Your goal: Leave out all pictures and give back precisely the lines from the line with "Rebuild this chart as a Python script, using matplotlib." to the line with "fontsize=6.5, color='#9fb6c0', va='center')", including those two lines.

Recorded data:
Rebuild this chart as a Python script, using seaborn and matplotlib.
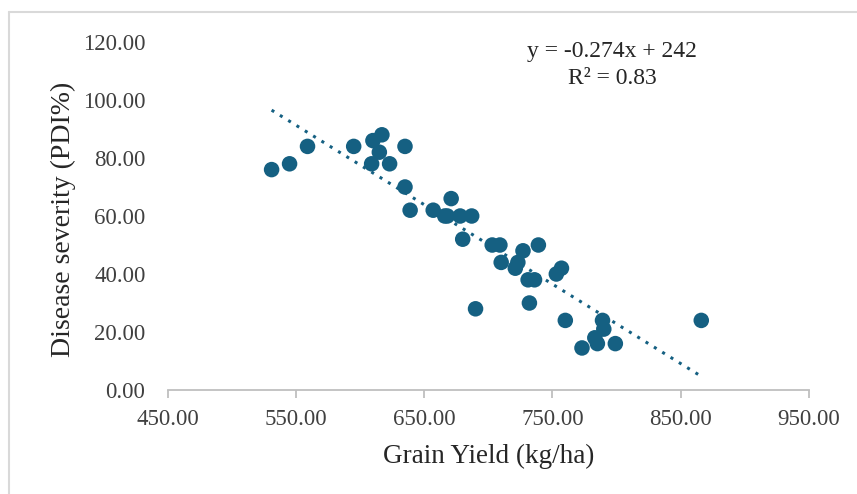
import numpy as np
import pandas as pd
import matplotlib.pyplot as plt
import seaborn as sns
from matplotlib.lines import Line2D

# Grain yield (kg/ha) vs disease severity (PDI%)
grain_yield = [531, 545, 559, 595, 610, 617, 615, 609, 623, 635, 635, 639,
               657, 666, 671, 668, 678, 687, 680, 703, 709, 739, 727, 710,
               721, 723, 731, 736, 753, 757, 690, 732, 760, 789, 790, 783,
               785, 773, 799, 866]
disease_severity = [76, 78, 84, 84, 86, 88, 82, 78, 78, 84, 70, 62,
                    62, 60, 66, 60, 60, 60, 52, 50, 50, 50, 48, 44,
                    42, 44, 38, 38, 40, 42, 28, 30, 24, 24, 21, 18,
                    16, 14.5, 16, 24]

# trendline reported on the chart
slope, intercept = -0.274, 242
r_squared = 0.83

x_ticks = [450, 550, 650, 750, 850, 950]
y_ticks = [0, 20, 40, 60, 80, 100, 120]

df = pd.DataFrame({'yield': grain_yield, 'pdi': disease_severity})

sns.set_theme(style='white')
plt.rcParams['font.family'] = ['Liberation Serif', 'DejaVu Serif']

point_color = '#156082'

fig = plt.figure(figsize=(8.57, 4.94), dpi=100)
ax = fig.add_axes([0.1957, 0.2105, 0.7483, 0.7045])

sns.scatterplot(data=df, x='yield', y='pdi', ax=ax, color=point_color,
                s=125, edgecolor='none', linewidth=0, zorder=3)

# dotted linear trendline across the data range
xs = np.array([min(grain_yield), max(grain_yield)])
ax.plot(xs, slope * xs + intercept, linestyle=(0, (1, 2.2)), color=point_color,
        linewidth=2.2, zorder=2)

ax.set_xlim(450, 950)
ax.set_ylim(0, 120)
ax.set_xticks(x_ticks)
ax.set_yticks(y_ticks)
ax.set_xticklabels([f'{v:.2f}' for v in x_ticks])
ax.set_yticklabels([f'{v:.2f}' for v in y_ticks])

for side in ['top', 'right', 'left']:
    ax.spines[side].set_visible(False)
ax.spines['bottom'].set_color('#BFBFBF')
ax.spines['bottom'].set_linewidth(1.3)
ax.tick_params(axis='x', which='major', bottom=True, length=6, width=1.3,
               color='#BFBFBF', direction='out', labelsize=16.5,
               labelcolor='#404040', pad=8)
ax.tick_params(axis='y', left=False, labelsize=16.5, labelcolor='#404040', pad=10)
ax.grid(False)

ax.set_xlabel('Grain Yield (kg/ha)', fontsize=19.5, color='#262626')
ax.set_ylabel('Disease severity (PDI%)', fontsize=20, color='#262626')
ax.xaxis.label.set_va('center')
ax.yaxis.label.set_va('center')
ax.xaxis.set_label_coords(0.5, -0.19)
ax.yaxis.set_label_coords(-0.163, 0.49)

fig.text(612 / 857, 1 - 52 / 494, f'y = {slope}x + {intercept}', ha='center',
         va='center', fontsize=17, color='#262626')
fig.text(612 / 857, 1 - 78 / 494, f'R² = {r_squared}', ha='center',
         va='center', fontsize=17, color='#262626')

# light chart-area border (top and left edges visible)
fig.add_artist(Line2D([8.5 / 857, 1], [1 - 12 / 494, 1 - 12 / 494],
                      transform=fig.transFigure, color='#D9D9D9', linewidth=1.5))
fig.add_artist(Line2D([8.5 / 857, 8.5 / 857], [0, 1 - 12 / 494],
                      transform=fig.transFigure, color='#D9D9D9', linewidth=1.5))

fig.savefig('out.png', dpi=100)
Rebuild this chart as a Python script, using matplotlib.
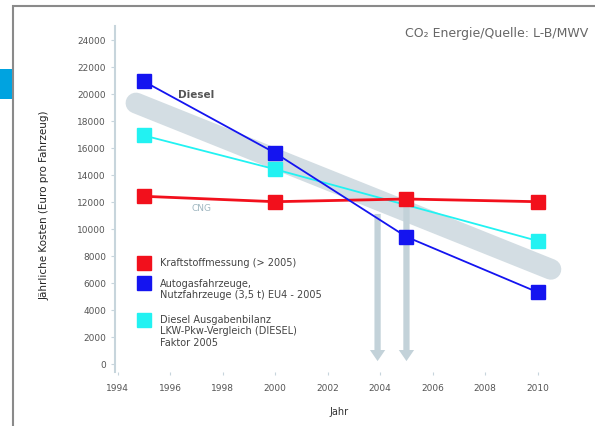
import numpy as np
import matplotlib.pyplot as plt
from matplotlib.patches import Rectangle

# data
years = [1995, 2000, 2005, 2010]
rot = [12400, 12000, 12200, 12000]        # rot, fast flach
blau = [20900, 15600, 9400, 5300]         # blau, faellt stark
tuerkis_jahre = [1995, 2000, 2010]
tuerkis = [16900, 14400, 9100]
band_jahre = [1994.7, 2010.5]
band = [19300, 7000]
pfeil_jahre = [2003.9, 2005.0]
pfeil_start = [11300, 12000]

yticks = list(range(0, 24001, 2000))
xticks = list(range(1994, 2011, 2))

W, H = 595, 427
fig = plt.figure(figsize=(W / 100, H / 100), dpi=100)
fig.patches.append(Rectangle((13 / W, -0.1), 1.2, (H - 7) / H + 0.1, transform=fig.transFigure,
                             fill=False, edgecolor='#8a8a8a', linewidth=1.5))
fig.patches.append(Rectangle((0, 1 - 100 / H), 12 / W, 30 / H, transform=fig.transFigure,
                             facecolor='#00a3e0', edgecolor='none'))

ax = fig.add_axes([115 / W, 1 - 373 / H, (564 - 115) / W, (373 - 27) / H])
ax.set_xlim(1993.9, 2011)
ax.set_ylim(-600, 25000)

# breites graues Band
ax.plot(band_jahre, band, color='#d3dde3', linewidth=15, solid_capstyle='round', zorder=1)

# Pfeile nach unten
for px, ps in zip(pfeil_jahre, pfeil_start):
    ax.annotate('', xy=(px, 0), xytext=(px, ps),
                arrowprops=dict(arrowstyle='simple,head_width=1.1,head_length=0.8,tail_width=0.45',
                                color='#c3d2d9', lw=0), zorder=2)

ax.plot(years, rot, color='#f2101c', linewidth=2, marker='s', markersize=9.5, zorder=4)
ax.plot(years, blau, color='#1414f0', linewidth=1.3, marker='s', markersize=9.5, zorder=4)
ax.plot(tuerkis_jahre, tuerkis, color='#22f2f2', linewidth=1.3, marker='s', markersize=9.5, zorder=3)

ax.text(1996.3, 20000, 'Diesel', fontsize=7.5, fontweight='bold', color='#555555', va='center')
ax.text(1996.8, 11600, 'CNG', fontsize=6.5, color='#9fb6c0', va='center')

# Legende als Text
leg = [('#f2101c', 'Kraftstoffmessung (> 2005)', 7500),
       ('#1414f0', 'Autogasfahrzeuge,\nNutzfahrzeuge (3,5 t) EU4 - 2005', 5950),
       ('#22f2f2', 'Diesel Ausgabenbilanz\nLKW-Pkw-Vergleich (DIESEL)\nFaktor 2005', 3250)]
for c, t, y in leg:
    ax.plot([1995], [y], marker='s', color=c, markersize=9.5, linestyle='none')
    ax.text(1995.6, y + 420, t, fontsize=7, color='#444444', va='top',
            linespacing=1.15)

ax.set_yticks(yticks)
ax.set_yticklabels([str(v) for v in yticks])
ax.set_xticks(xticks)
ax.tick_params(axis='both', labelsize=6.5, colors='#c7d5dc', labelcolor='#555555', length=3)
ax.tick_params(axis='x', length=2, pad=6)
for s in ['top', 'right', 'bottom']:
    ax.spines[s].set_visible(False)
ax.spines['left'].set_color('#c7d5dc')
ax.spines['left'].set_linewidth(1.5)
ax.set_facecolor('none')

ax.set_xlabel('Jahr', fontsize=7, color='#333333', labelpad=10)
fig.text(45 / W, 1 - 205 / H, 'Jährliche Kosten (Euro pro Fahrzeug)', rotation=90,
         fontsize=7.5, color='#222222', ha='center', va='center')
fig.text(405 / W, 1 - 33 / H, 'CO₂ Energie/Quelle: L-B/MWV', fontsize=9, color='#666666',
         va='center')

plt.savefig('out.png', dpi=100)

Task solution:
Rebuild this chart as a Python script, using matplotlib.
import numpy as np
import matplotlib.pyplot as plt
from matplotlib.patches import Rectangle

# data
years = [1995, 2000, 2005, 2010]
rot = [12400, 12000, 12200, 12000]        # rot, fast flach
blau = [20900, 15600, 9400, 5300]         # blau, faellt stark
tuerkis_jahre = [1995, 2000, 2010]
tuerkis = [16900, 14400, 9100]
band_jahre = [1994.7, 2010.5]
band = [19300, 7000]
pfeil_jahre = [2003.9, 2005.0]
pfeil_start = [11300, 12000]

yticks = list(range(0, 24001, 2000))
xticks = list(range(1994, 2011, 2))

W, H = 595, 427
fig = plt.figure(figsize=(W / 100, H / 100), dpi=100)
fig.patches.append(Rectangle((13 / W, -0.1), 1.2, (H - 7) / H + 0.1, transform=fig.transFigure,
                             fill=False, edgecolor='#8a8a8a', linewidth=1.5))
fig.patches.append(Rectangle((0, 1 - 100 / H), 12 / W, 30 / H, transform=fig.transFigure,
                             facecolor='#00a3e0', edgecolor='none'))

ax = fig.add_axes([115 / W, 1 - 373 / H, (564 - 115) / W, (373 - 27) / H])
ax.set_xlim(1993.9, 2011)
ax.set_ylim(-600, 25000)

# breites graues Band
ax.plot(band_jahre, band, color='#d3dde3', linewidth=15, solid_capstyle='round', zorder=1)

# Pfeile nach unten
for px, ps in zip(pfeil_jahre, pfeil_start):
    ax.annotate('', xy=(px, 0), xytext=(px, ps),
                arrowprops=dict(arrowstyle='simple,head_width=1.1,head_length=0.8,tail_width=0.45',
                                color='#c3d2d9', lw=0), zorder=2)

ax.plot(years, rot, color='#f2101c', linewidth=2, marker='s', markersize=9.5, zorder=4)
ax.plot(years, blau, color='#1414f0', linewidth=1.3, marker='s', markersize=9.5, zorder=4)
ax.plot(tuerkis_jahre, tuerkis, color='#22f2f2', linewidth=1.3, marker='s', markersize=9.5, zorder=3)

ax.text(1996.3, 20000, 'Diesel', fontsize=7.5, fontweight='bold', color='#555555', va='center')
ax.text(1996.8, 11600, 'CNG', fontsize=6.5, color='#9fb6c0', va='center')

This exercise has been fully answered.